Scout Tafoya, reviewer for Roger Ebert, gave the movie zero stars, writing, "How, this far into the 21st century, does a film like this get made? One that shunts Bruce Lee to the status of secondary character in a lazy and boringly familiar star-crossed romance? There are entire books and countless articles about the Wong Jack-man & Bruce Lee fight, and this film invents things wholesale to pad its running time? Why? Who could possibly be expected to care about fictitious Steve McKee and his quest to save an equally fictitious love interest from a likely even more fictitious crime boss?" Andrew Parker, reviewer for The Globe and Mail, also gave the film a negative review, saying: "In reality, it's about a struggling white actor begging both martial-arts notables to help him free a girl he's sweet on from Chinese mob-controlled sex slavery."

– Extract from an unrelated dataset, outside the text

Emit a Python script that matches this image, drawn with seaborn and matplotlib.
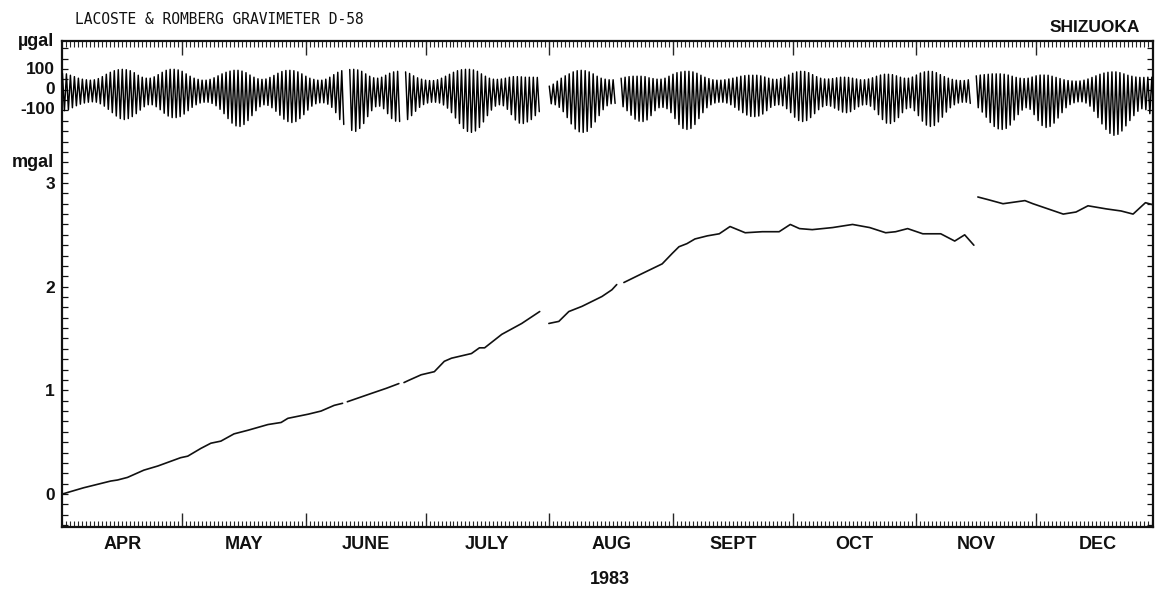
import numpy as np
import pandas as pd
import matplotlib
matplotlib.use("Agg")
import matplotlib.pyplot as plt
import matplotlib.transforms as mtransforms
import seaborn as sns

nan = np.nan

# months on the x axis (day 0 = 1 April 1983)
months = ["APR", "MAY", "JUNE", "JULY", "AUG", "SEPT", "OCT", "NOV", "DEC"]
month_len = [30, 31, 30, 31, 31, 30, 31, 30, 31]

# gravity drift curve (mgal), nan = break in the record
curve_day = [0, 5.3, 12.1, 13.8, 16.3, 20.4, 23.9, 29.6, 31.4, 34.7, 37.2, 39.7, 43.0, 46.5,
             51.5, 54.8, 56.5, 61.6, 64.8, 68.1, 70.2, nan, 71.4, 77.4, 81.2, 84.3, nan,
             85.6, 86.7, 89.9, 93.2, 95.7, 97.5, 102.5, 104.5, 105.8, 110.1, 115.1, 119.6, nan,
             121.9, 124.4, 126.9, 130.2, 135.2, 137.7, 138.9, nan,
             140.7, 145.2, 150.3, 152.8, 154.5, 156.5, 158.5, 161.6, 164.6, 167.3, 171.1, 175.4,
             179.6, 182.4, 184.7, 187.9, 193.0, 198.0, 202.3, 206.3, 208.8, 211.8, 215.6, 220.1,
             223.6, 226.1, 228.4, nan,
             229.4, 231.9, 235.7, 241.2, 243.2, 247.0, 250.8, 254.0, 257.0, 261.6, 265.3, 268.3,
             271.4, 273.3]
curve_mgal = [0.0, 0.06, 0.125, 0.135, 0.16, 0.23, 0.27, 0.35, 0.365, 0.44, 0.49, 0.51, 0.58, 0.615,
              0.67, 0.69, 0.73, 0.77, 0.80, 0.855, 0.875, nan, 0.89, 0.97, 1.02, 1.065, nan,
              1.075, 1.095, 1.15, 1.18, 1.28, 1.31, 1.355, 1.41, 1.41, 1.54, 1.645, 1.76, nan,
              1.645, 1.665, 1.76, 1.81, 1.905, 1.97, 2.02, nan,
              2.04, 2.125, 2.22, 2.32, 2.385, 2.415, 2.46, 2.49, 2.51, 2.58, 2.52, 2.53,
              2.53, 2.60, 2.56, 2.55, 2.57, 2.60, 2.57, 2.52, 2.53, 2.56, 2.51, 2.51,
              2.44, 2.50, 2.40, nan,
              2.865, 2.84, 2.80, 2.83, 2.80, 2.75, 2.70, 2.72, 2.78, 2.75, 2.73, 2.70,
              2.81, 2.79]

# daily tidal envelope (ugal), one value per day from 1 April
tide_upper = [75, 72, 65, 58, 50, 45, 42, 40, 42, 48,
              58, 70, 80, 88, 93, 95, 93, 88, 78, 65,
              55, 50, 50, 57, 68, 80, 90, 95, 95, 92,
              85, 72, 60, 50, 44, 40, 40, 44, 52, 62,
              72, 80, 86, 90, 90, 86, 78, 66, 55, 47,
              44, 46, 54, 64, 75, 84, 89, 90, 88, 82,
              72, 60, 50, 44, 40, 40, 45, 55, 68, 80,
              88, nan, 94, 95, 92, 85, 72, 60, 52, 50,
              55, 65, 75, 82, 85, nan, 82, 74, 62, 52,
              45, 40, 38, 38, 42, 50, 60, 70, 80, 88,
              93, 95, 95, 92, 85, 72, 60, 50, 45, 44,
              46, 50, 55, 58, 58, 57, 55, 55, 55, 54,
              nan, nan, 10, 20, 35, 50, 62, 72, 82, 88,
              90, 88, 82, 72, 60, 50, 45, 42, 42, nan,
              50, 55, 58, 60, 60, 60, 58, 52, 48, 45,
              45, 50, 60, 70, 78, 82, 85, 85, 82, 75,
              65, 55, 48, 42, 40, 40, 42, 46, 50, 55,
              60, 63, 65, 65, 65, 62, 56, 50, 45, 44,
              48, 56, 66, 75, 82, 85, 84, 78, 68, 58,
              50, 46, 46, 48, 52, 55, 55, 54, 50, 46,
              42, 42, 46, 52, 60, 66, 70, 70, 68, 62,
              55, 50, 50, 56, 66, 76, 82, 85, 84, 78,
              68, 58, 50, 44, 40, 38, 38, 42, nan, 62,
              66, 68, 70, 72, 72, 72, 70, 66, 60, 54,
              50, 48, 50, 56, 62, 66, 66, 65, 60, 54,
              48, 42, 38, 36, 35, 36, 40, 46, 54, 62,
              70, 76, 80, 82, 82, 78, 72, 65, 60, 56,
              54, 54, 55, 55]
tide_lower = [-115, -110, -100, -90, -82, -76, -72, -70, -72, -80,
              -92, -108, -125, -142, -155, -160, -155, -145, -130, -112,
              -95, -85, -85, -95, -110, -128, -142, -150, -150, -145,
              -132, -115, -98, -85, -76, -72, -72, -78, -90, -108,
              -130, -155, -178, -192, -195, -185, -165, -140, -115, -95,
              -85, -88, -100, -118, -138, -158, -170, -175, -170, -155,
              -135, -112, -92, -80, -75, -75, -82, -98, -125, -160,
              -185, nan, -215, -220, -205, -180, -145, -115, -95, -92,
              -105, -130, -155, -168, -170, nan, -160, -140, -118, -98,
              -84, -76, -72, -72, -76, -86, -102, -125, -152, -180,
              -205, -220, -225, -218, -200, -172, -140, -112, -92, -85,
              -90, -108, -135, -162, -178, -180, -172, -160, -140, -120,
              nan, nan, -80, -85, -98, -120, -150, -182, -208, -222,
              -225, -220, -200, -172, -140, -110, -90, -80, -78, nan,
              -95, -115, -138, -158, -168, -170, -162, -140, -115, -100,
              -98, -105, -125, -155, -185, -205, -210, -205, -185, -155,
              -125, -100, -85, -76, -72, -72, -76, -85, -98, -112,
              -125, -137, -144, -145, -142, -132, -115, -98, -88, -85,
              -90, -105, -125, -148, -165, -170, -165, -150, -130, -110,
              -95, -88, -92, -102, -112, -122, -125, -120, -108, -95,
              -86, -84, -92, -110, -135, -160, -178, -180, -170, -150,
              -125, -105, -100, -115, -140, -168, -188, -195, -190, -172,
              -148, -122, -100, -85, -76, -72, -72, -78, nan, -100,
              -122, -148, -175, -195, -207, -210, -205, -188, -162, -135,
              -112, -100, -108, -135, -165, -190, -200, -195, -178, -152,
              -125, -100, -84, -75, -70, -70, -76, -92, -118, -150,
              -182, -210, -230, -240, -235, -218, -192, -165, -140, -118,
              -105, -110, -130, -150]

sns.set_style("ticks")
plt.rcParams["font.family"] = ["Liberation Sans", "DejaVu Sans"]
ink = "#111111"

fig = plt.figure(figsize=(11.55, 5.97), dpi=100)
ax = fig.add_axes([0.0537, 0.1173, 0.9446, 0.8141])

# drift curve
curve = pd.DataFrame({"day": curve_day, "mgal": curve_mgal})
curve["seg"] = curve["day"].isna().cumsum()
curve = curve.dropna()
sns.lineplot(data=curve, x="day", y="mgal", units="seg", estimator=None, sort=False,
             color=ink, lw=1.2, ax=ax, legend=False)

# tide trace on its own ugal scale
ax2 = ax.twinx()
tide = pd.DataFrame({"day": np.arange(len(tide_upper)), "up": tide_upper, "low": tide_lower})
tide["seg"] = tide["up"].isna().cumsum()
tide = tide.dropna()
zig = pd.DataFrame({
    "t": np.column_stack([tide["day"], tide["day"] + 0.5]).ravel(),
    "ugal": np.column_stack([tide["up"], tide["low"]]).ravel(),
    "seg": np.repeat(tide["seg"].values, 2),
})
sns.lineplot(data=zig, x="t", y="ugal", units="seg", estimator=None, sort=False,
             color="black", lw=1.05, ax=ax2, legend=False)

ax.set_xlim(-0.1, 273.3)
ax.set_ylim(-0.318, 4.37)
ax2.set_ylim(-2228, 239)

bounds = np.cumsum([0] + month_len)
ax.set_xticks(bounds[1:-1])
ax.set_xticks(np.arange(0, 274), minor=True)
ax.tick_params(axis="x", which="major", direction="in", length=10, width=1,
               top=True, bottom=True, labelbottom=False)
ax.tick_params(axis="x", which="minor", direction="in", length=4, width=0.8,
               top=True, bottom=True)
ax.set_yticks([0, 1, 2, 3])
ax.set_yticks(np.arange(-0.3, 4.35, 0.1), minor=True)
ax.tick_params(axis="y", which="both", direction="in", length=4, width=0.9,
               left=True, right=True, labelsize=12.5, pad=5, colors=ink)
for lbl in ax.get_yticklabels():
    lbl.set_fontweight("bold")
ax.set_xlabel("")
ax.set_ylabel("")
for s in ax.spines.values():
    s.set_visible(True)
    s.set_linewidth(1.6)
    s.set_color(ink)

ax2.set_yticks([100, 0, -100], labels=["100", "0", "-100"])
ax2.tick_params(axis="y", left=True, right=False, labelleft=True, labelright=False,
                length=0, pad=5, labelsize=12.5, colors=ink)
for lbl in ax2.get_yticklabels():
    lbl.set_fontweight("bold")
ax2.set_ylabel("")
for s in ax2.spines.values():
    s.set_visible(False)

trans = mtransforms.blended_transform_factory(ax.transData, ax.transAxes)
centers = bounds[:-1] + np.array(month_len) / 2
for c, name in zip(centers, months):
    ax.text(c, -0.037, name, transform=trans, ha="center", va="center",
            fontsize=13, fontweight="bold", color=ink)

fig.text(610 / 1155, 1 - 580 / 597, "1983", ha="center", va="center",
         fontsize=13, fontweight="bold", color=ink)
fig.text(75 / 1155, 1 - 19 / 597, "LACOSTE & ROMBERG GRAVIMETER D-58", ha="left", va="center",
         fontsize=10.5, family="DejaVu Sans Mono", color=ink)
fig.text(1140 / 1155, 1 - 27 / 597, "SHIZUOKA", ha="right", va="center",
         fontsize=12.5, fontweight="bold", color=ink)
fig.text(54 / 1155, 1 - 42 / 597, "\u00b5gal", ha="right", va="center",
         fontsize=13, fontweight="bold", color=ink)
fig.text(54 / 1155, 1 - 162 / 597, "mgal", ha="right", va="center",
         fontsize=13, fontweight="bold", color=ink)

fig.savefig("out.png", dpi=100)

The film has drawn accusations of "whitewashing" from fans and critics, who said that the Bruce Lee film unfairly focused on a fictional male white character, Steve McKee, who is presented as Lee's friend. This also drew criticism to the film's advertisement of being based on "a true story" as the main character is not real.

Shannon Lee, the daughter of Bruce Lee, distanced herself from the film, saying that the film, like others about her father, "lack a complete understanding of his philosophies and artistry. They haven't captured the essence of his beliefs in martial arts or storytelling." She went on to claim that one has to "generate your own material" to avoid misrepresentation.

The film won the Golden Angel Award at the 12th Chinese American Film Festival.